Set exercise. The entries below should be output exactly as written.
===== Record excerpts =====
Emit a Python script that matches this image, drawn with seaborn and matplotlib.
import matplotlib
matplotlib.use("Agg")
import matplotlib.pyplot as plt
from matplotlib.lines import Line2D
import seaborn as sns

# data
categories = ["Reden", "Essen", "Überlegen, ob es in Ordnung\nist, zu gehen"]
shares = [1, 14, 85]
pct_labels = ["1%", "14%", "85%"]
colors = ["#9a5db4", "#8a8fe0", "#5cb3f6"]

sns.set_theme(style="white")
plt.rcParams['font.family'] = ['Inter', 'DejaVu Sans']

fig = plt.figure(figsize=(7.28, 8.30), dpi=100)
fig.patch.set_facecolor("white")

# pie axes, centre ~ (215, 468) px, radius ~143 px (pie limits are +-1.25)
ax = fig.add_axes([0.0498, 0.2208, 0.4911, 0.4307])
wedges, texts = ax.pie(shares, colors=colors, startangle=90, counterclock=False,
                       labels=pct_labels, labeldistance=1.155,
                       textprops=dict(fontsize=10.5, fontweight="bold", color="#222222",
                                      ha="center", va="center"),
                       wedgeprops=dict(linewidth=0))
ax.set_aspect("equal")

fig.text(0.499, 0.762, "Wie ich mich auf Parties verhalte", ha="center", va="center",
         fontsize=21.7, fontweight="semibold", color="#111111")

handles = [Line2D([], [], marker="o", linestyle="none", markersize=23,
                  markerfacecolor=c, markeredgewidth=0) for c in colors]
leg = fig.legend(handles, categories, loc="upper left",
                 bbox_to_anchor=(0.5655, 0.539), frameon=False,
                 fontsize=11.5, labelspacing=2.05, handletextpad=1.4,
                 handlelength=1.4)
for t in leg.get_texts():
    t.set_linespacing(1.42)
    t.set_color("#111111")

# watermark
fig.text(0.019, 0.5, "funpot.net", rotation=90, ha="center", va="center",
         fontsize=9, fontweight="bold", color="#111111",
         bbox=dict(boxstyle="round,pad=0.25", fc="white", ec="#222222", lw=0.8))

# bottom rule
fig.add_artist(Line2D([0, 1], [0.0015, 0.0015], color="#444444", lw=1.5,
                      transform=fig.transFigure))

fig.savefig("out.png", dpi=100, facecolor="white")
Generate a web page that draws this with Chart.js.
=====
The result.
Emit a Python script that matches this image, drawn with seaborn and matplotlib.
import matplotlib
matplotlib.use("Agg")
import matplotlib.pyplot as plt
from matplotlib.lines import Line2D
import seaborn as sns

# data
categories = ["Reden", "Essen", "Überlegen, ob es in Ordnung\nist, zu gehen"]
shares = [1, 14, 85]
pct_labels = ["1%", "14%", "85%"]
colors = ["#9a5db4", "#8a8fe0", "#5cb3f6"]

sns.set_theme(style="white")
plt.rcParams['font.family'] = ['Inter', 'DejaVu Sans']

fig = plt.figure(figsize=(7.28, 8.30), dpi=100)
fig.patch.set_facecolor("white")

# pie axes, centre ~ (215, 468) px, radius ~143 px (pie limits are +-1.25)
ax = fig.add_axes([0.0498, 0.2208, 0.4911, 0.4307])
wedges, texts = ax.pie(shares, colors=colors, startangle=90, counterclock=False,
                       labels=pct_labels, labeldistance=1.155,
                       textprops=dict(fontsize=10.5, fontweight="bold", color="#222222",
                                      ha="center", va="center"),
                       wedgeprops=dict(linewidth=0))
ax.set_aspect("equal")

fig.text(0.499, 0.762, "Wie ich mich auf Parties verhalte", ha="center", va="center",
         fontsize=21.7, fontweight="semibold", color="#111111")

handles = [Line2D([], [], marker="o", linestyle="none", markersize=23,
                  markerfacecolor=c, markeredgewidth=0) for c in colors]
leg = fig.legend(handles, categories, loc="upper left",
                 bbox_to_anchor=(0.5655, 0.539), frameon=False,
                 fontsize=11.5, labelspacing=2.05, handletextpad=1.4,
                 handlelength=1.4)
for t in leg.get_texts():
    t.set_linespacing(1.42)
    t.set_color("#111111")

# watermark
fig.text(0.019, 0.5, "funpot.net", rotation=90, ha="center", va="center",
         fontsize=9, fontweight="bold", color="#111111",
         bbox=dict(boxstyle="round,pad=0.25", fc="white", ec="#222222", lw=0.8))

# bottom rule
fig.add_artist(Line2D([0, 1], [0.0015, 0.0015], color="#444444", lw=1.5,
                      transform=fig.transFigure))

fig.savefig("out.png", dpi=100, facecolor="white")
Generate a web page that draws this with Chart.js.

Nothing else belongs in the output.